Q. On 198, Dixon and Manning got together behind you guys. Some pieces flew off of Manning's car there in turn four. Helio talked about having to drive around it, having to go way up on the track. Tony said he didn't see them. Did you see the debris on the track?
BUDDY RICE: Yeah, I saw it. But there was no yellow flag. Tony was behind me. I'm not about to lift or do anything like that. Obviously, everyone is going to run till the end. That's unfortunate for those guys to get together being teammates. I wasn't going to change anything I was doing. Yeah, I did see it. I didn't think it was an issue. Cars got hit on the backside, we went two laps still green with debris out there, as well. Coming down to the white flag, there was no way I was going to lift.
Q. What is it about this place that lends itself to good, tight racing with your kind of cars? Is it just the number of grooves, layout, a combination?

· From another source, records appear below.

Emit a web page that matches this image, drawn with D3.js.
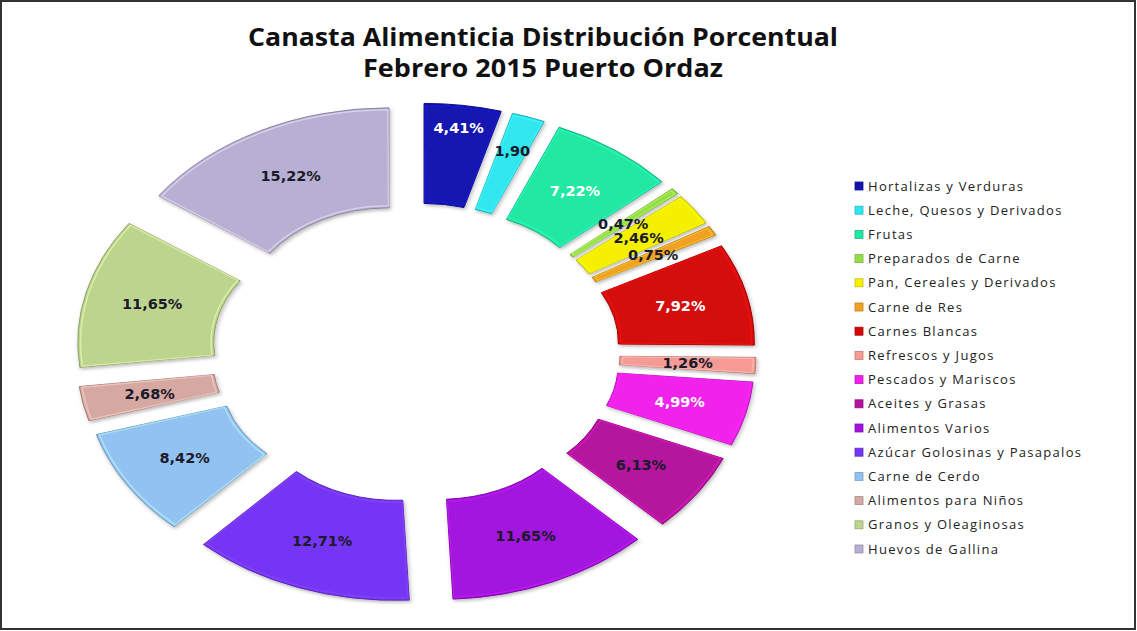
<!DOCTYPE html>
<html>
<head>
<meta charset="utf-8">
<script src="https://cdn.jsdelivr.net/npm/d3@7"></script>
<style>
  body { margin: 0; background: #fff; }
  svg { display: block; }
</style>
</head>
<body>
<div id="chart"></div>
<script>
// Categories, values (%) and colours
const categories = [
    "Hortalizas y Verduras", "Leche, Quesos y Derivados", "Frutas", "Preparados de Carne",
    "Pan, Cereales y Derivados", "Carne de Res", "Carnes Blancas", "Refrescos y Jugos",
    "Pescados y Mariscos", "Aceites y Grasas", "Alimentos Varios", "Azúcar Golosinas y Pasapalos",
    "Carne de Cerdo", "Alimentos para Niños", "Granos y Oleaginosas", "Huevos de Gallina"
];
const values = [4.41, 1.90, 7.22, 0.47, 2.46, 0.75, 7.92, 1.26, 4.99, 6.13, 11.65, 12.71, 8.42, 2.68, 11.65, 15.22];
const labels = ["4,41%", "1,90", "7,22%", "0,47%", "2,46%", "0,75%", "7,92%", "1,26%",
    "4,99%", "6,13%", "11,65%", "12,71%", "8,42%", "2,68%", "11,65%", "15,22%"];
const colors = ["#1212b0", "#30e6f0", "#20e8a2", "#92de48", "#f4f000", "#f0a020", "#d40808", "#f59a94",
    "#f020ec", "#b4129e", "#a212de", "#7436f4", "#92c2f2", "#d6a8a2", "#bcd48e", "#b8b0d2"];
const whiteLabels = ["Hortalizas y Verduras", "Frutas", "Carnes Blancas", "Pescados y Mariscos"];

// Labels that were pulled outward in the original (extra radius)
const labelNudge = {"Hortalizas y Verduras": 27, "Leche, Quesos y Derivados": 14};

const width = 1137, height = 631;
const cx = 416, cy = 353;           // doughnut centre
const sx = 1.36;                    // horizontal stretch of the original picture
const inner = 107, outer = 207, explode = 43;

const svg = d3.select("#chart")
    .append("svg")
    .attr("width", width)
    .attr("height", height);

// soft shadow like the bevelled excel slices
const defs = svg.append("defs");
const shadow = defs.append("filter").attr("id", "shadow")
    .attr("x", "-10%").attr("y", "-10%").attr("width", "130%").attr("height", "130%");
shadow.append("feDropShadow")
    .attr("dx", 1).attr("dy", 2).attr("stdDeviation", 1.5)
    .attr("flood-color", "#000").attr("flood-opacity", 0.25);

// Frame
svg.append("rect")
    .attr("x", 1).attr("y", 1)
    .attr("width", width - 3).attr("height", height - 3)
    .attr("fill", "#fff")
    .attr("stroke", "#333")
    .attr("stroke-width", 2);

// Title
const title = svg.append("text")
    .attr("text-anchor", "middle")
    .style("font-family", "'Open Sans', 'DejaVu Sans', sans-serif")
    .style("font-weight", "bold")
    .style("font-size", "25px")
    .style("fill", "#111");
title.append("tspan").attr("x", 543).attr("y", 46)
    .attr("textLength", 590).attr("lengthAdjust", "spacingAndGlyphs")
    .text("Canasta Alimenticia Distribución Porcentual");
title.append("tspan").attr("x", 543).attr("y", 77)
    .attr("textLength", 360).attr("lengthAdjust", "spacingAndGlyphs")
    .text("Febrero 2015 Puerto Ordaz");

const data = categories.map((c, i) => ({name: c, value: values[i], label: labels[i], color: colors[i]}));

const pie = d3.pie().sort(null).value(d => d.value);
const arc = d3.arc().innerRadius(inner).outerRadius(outer);
const arcs = pie(data);

const ring = svg.append("g")
    .attr("transform", `translate(${cx},${cy}) scale(${sx},1)`);

const slices = ring.selectAll("g.slice")
    .data(arcs)
    .enter().append("g")
    .attr("class", "slice")
    .attr("filter", "url(#shadow)")
    .attr("transform", d => {
        const a = (d.startAngle + d.endAngle) / 2;
        return `translate(${explode * Math.sin(a)},${-explode * Math.cos(a)})`;
    });

slices.append("path")
    .attr("d", arc)
    .attr("fill", d => d.data.color)
    .attr("stroke", d => d3.color(d.data.color).darker(0.8))
    .attr("stroke-width", 1)
    .attr("vector-effect", "non-scaling-stroke");

// light rim along the edges (bevel look)
slices.append("path")
    .attr("d", d3.arc().innerRadius(inner + 2).outerRadius(outer - 2)
        .startAngle(d => d.startAngle + 0.004).endAngle(d => d.endAngle - 0.004))
    .attr("fill", "none")
    .attr("stroke", d => d3.color(d.data.color).brighter(0.7))
    .attr("stroke-opacity", 0.6)
    .attr("stroke-width", 1.5)
    .attr("vector-effect", "non-scaling-stroke");

// Data labels at the centroid of each exploded slice
const labelPos = d => {
    const a = (d.startAngle + d.endAngle) / 2;
    const r = (inner + outer) / 2 + explode + (labelNudge[d.data.name] || 0);
    return [cx + sx * r * Math.sin(a), cy - r * Math.cos(a)];
};

svg.selectAll("text.val")
    .data(arcs)
    .enter().append("text")
    .attr("class", "val")
    .attr("x", d => labelPos(d)[0])
    .attr("y", d => labelPos(d)[1])
    .attr("dy", "0.35em")
    .attr("text-anchor", "middle")
    .style("font-family", "'DejaVu Sans', sans-serif")
    .style("font-weight", "bold")
    .style("font-size", "14.5px")
    .style("fill", d => whiteLabels.includes(d.data.name) ? "#fff" : "#1a1a2a")
    .text(d => d.data.label);

// Legend
const legend = svg.append("g")
    .attr("transform", "translate(855, 186)");

categories.forEach((c, i) => {
    const row = legend.append("g")
        .attr("transform", `translate(0, ${i * 24.2})`);

    row.append("rect")
        .attr("x", 0)
        .attr("y", -4)
        .attr("width", 8)
        .attr("height", 8)
        .attr("fill", colors[i])
        .attr("stroke", d3.color(colors[i]).darker(0.6))
        .attr("stroke-width", 0.8);

    row.append("text")
        .attr("x", 13)
        .attr("y", 4.5)
        .style("font-family", "'Open Sans', sans-serif")
        .style("font-size", "13px")
        .style("letter-spacing", "1.3px")
        .style("fill", "#222")
        .text(c);
});
</script>
</body>
</html>
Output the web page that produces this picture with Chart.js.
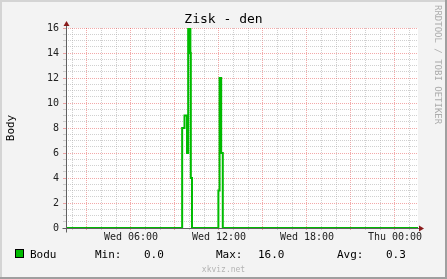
<!DOCTYPE html>
<html>
<head>
<meta charset="utf-8">
<script src="https://cdn.jsdelivr.net/npm/chart.js@4/dist/chart.umd.min.js"></script>
<style>
    html, body { margin: 0; padding: 0; background: #f3f3f3; }
    #graf { display: block; }
</style>
</head>
<body>
<canvas id="graf" width="447" height="279"></canvas>
<script>
// Data: hodiny od St 00:00, hodnota platí až do dalšího bodu
var casy = [1.57, 9.49, 9.65, 9.82, 9.90, 9.98, 10.02, 10.05, 10.08, 10.16, 11.96, 12.04, 12.15, 12.26, 25.57];
var body = [0, 8, 9, 6, 16, 14, 16, 14, 4, 0, 3, 12, 6, 0, 0];

// Popisky os
var hodiny = [2, 3, 4, 5, 6, 7, 8, 9, 10, 11, 12, 13, 14, 15, 16, 17, 18, 19, 20, 21, 22, 23, 24, 25];
var popiskyX = { 6: 'Wed 06:00', 12: 'Wed 12:00', 18: 'Wed 18:00', 24: 'Thu 00:00' };
var popiskyY = [0, 2, 4, 6, 8, 10, 12, 14, 16];

// Legenda pod grafem
var nazevRady = 'Bodu';
var souhrn = [['Min:', '0.0'], ['Max:', '16.0'], ['Avg:', '0.3']];

var ZELENA = '#00bb00';
var MRIZKA = 'rgba(170, 170, 170, 0.55)';
var MRIZKA_HLAVNI = 'rgba(225, 40, 40, 0.4)';
var PISMO = 'DejaVu Sans Mono';

var rrdVzhled = {
    id: 'rrdVzhled',
    beforeDraw: function (chart) {
        var c = chart.ctx, a = chart.chartArea;
        c.save();
        c.fillStyle = '#f3f3f3';
        c.fillRect(0, 0, chart.width, chart.height);
        // rámeček
        c.fillStyle = '#d4d4d4';
        c.fillRect(0, 0, chart.width, 2);
        c.fillRect(0, 0, 2, chart.height);
        c.fillStyle = '#9f9f9f';
        c.fillRect(0, chart.height - 2, chart.width, 2);
        c.fillRect(chart.width - 2, 0, 2, chart.height);
        c.fillStyle = '#ffffff';
        c.fillRect(a.left, a.top, a.right - a.left, a.bottom - a.top);
        c.restore();
    },
    afterDatasetsDraw: function (chart) {
        var c = chart.ctx, a = chart.chartArea;
        var x0 = a.left + 0.5, y0 = a.bottom + 0.5;
        c.save();
        c.strokeStyle = '#606060';
        c.lineWidth = 1;
        c.beginPath();
        c.moveTo(x0, y0 + 4);
        c.lineTo(x0, a.top - 4);
        c.moveTo(x0 - 4, y0);
        c.lineTo(a.right + 2, y0);
        c.stroke();
        // šipky
        c.fillStyle = '#8a1c1c';
        c.beginPath();
        c.moveTo(x0, a.top - 7);
        c.lineTo(x0 - 3, a.top - 2);
        c.lineTo(x0 + 3, a.top - 2);
        c.closePath();
        c.fill();
        c.beginPath();
        c.moveTo(a.right + 6, y0);
        c.lineTo(a.right + 1, y0 - 3);
        c.lineTo(a.right + 1, y0 + 3);
        c.closePath();
        c.fill();
        c.restore();
    },
    afterDraw: function (chart) {
        var c = chart.ctx, a = chart.chartArea;
        c.save();
        c.fillStyle = '#000';
        c.textBaseline = 'alphabetic';
        c.textAlign = 'center';
        c.font = '13px "' + PISMO + '"';
        c.fillText('Zisk - den', chart.width / 2, 23);

        // popis osy Y
        c.save();
        c.translate(11, (a.top + a.bottom) / 2);
        c.rotate(-Math.PI / 2);
        c.textBaseline = 'middle';
        c.font = '11px "' + PISMO + '"';
        c.fillText('Body', 0, 0);
        c.restore();

        // vodoznak vpravo
        c.save();
        c.translate(437.5, 5);
        c.rotate(Math.PI / 2);
        c.textAlign = 'left';
        c.textBaseline = 'middle';
        c.fillStyle = '#acacac';
        c.font = '9px "' + PISMO + '"';
        c.fillText('RRDTOOL / TOBI OETIKER', 0, 0);
        c.restore();

        // legenda
        c.fillStyle = ZELENA;
        c.fillRect(15.5, 249.5, 8, 8);
        c.strokeStyle = '#000';
        c.lineWidth = 1;
        c.strokeRect(15.5, 249.5, 8, 8);
        c.fillStyle = '#000';
        c.textAlign = 'left';
        c.font = '11px "' + PISMO + '"';
        c.fillText(nazevRady, 30, 257.5);
        var xPopis = [95, 216, 337], xHodnota = [144, 258, 386];
        for (var i = 0; i < souhrn.length; i++) {
            c.fillText(souhrn[i][0], xPopis[i], 257.5);
            c.fillText(souhrn[i][1], xHodnota[i], 257.5);
        }

        c.textAlign = 'center';
        c.fillStyle = '#b4b4b4';
        c.font = '8px "' + PISMO + '"';
        c.fillText('xkviz.net', chart.width / 2, 271.5);
        c.restore();
    }
};

var ctx = document.getElementById('graf').getContext('2d');
var myChart = new Chart(ctx, {
    type: 'line',
    data: {
        datasets: [{
            label: nazevRady,
            data: casy.map(function (t, i) { return { x: t, y: body[i] }; }),
            stepped: true,
            borderColor: ZELENA,
            borderWidth: 2,
            pointRadius: 0,
            fill: false
        }]
    },
    options: {
        responsive: false,
        animation: false,
        events: [],
        layout: { padding: { left: 0, right: 29, top: 28, bottom: 30 } },
        plugins: { legend: { display: false }, tooltip: { enabled: false }, title: { display: false } },
        scales: {
            x: {
                type: 'linear',
                min: casy[0],
                max: casy[casy.length - 1],
                afterBuildTicks: function (s) { s.ticks = hodiny.map(function (v) { return { value: v }; }); },
                afterFit: function (s) { s.height = 21; },
                grid: {
                    color: function (c) { return c.tick && c.tick.value % 3 === 0 ? MRIZKA_HLAVNI : MRIZKA; },
                    lineWidth: 1,
                    tickLength: 2
                },
                border: { display: false, dash: [1, 1] },
                ticks: {
                    autoSkip: false,
                    maxRotation: 0,
                    padding: 1,
                    color: '#222',
                    font: { family: PISMO, size: 10 },
                    callback: function (v) { return popiskyX[v] || ''; }
                }
            },
            y: {
                min: 0,
                max: 16,
                afterBuildTicks: function (s) {
                    var t = [];
                    for (var v = 0; v <= 16; v += 0.5) t.push({ value: v });
                    s.ticks = t;
                },
                afterFit: function (s) { s.width = 66; },
                grid: {
                    color: function (c) { return c.tick && c.tick.value % 2 === 0 ? MRIZKA_HLAVNI : MRIZKA; },
                    lineWidth: 1,
                    tickLength: 3
                },
                border: { display: false, dash: [1, 1] },
                ticks: {
                    autoSkip: false,
                    padding: 4,
                    color: '#222',
                    font: { family: PISMO, size: 10 },
                    callback: function (v) { return popiskyY.indexOf(v) >= 0 ? String(v) : ''; }
                }
            }
        }
    },
    plugins: [rrdVzhled]
});
</script>
</body>
</html>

What might it be?
BUDDY RICE: What does it is this place is so big, it's wide, the rules package and the competition of the IRL, it's the whole complete package is what makes it so competitive here all the time. I think the other series, when they ran, until they put these big parachutes behind them, they mostly ran in single-file procession. They would get big runs and pass each other. They couldn't run in packs like. I think what IRL has done with the rules package, made it competitive for everybody, is what is key here. Obviously, the lanes. As you go up, the banking makes transitions. Obviously, some cars are so trimmed out that when you did cross the transitions, the cars got loose. I think the biggest thing is just how wide and how long the arcs are, how long the track is with the rules package.
Q. Is this sending a message mid-season (inaudible)? A little bit of a message?
BUDDY RICE: I don't need to send a message. We're just here to do one thing, and that's win. That's what I was brought in to do from the start - whether I was part-time or full-time.
THE MODERATOR: Buddy, thank you very much. Thank you, Scott.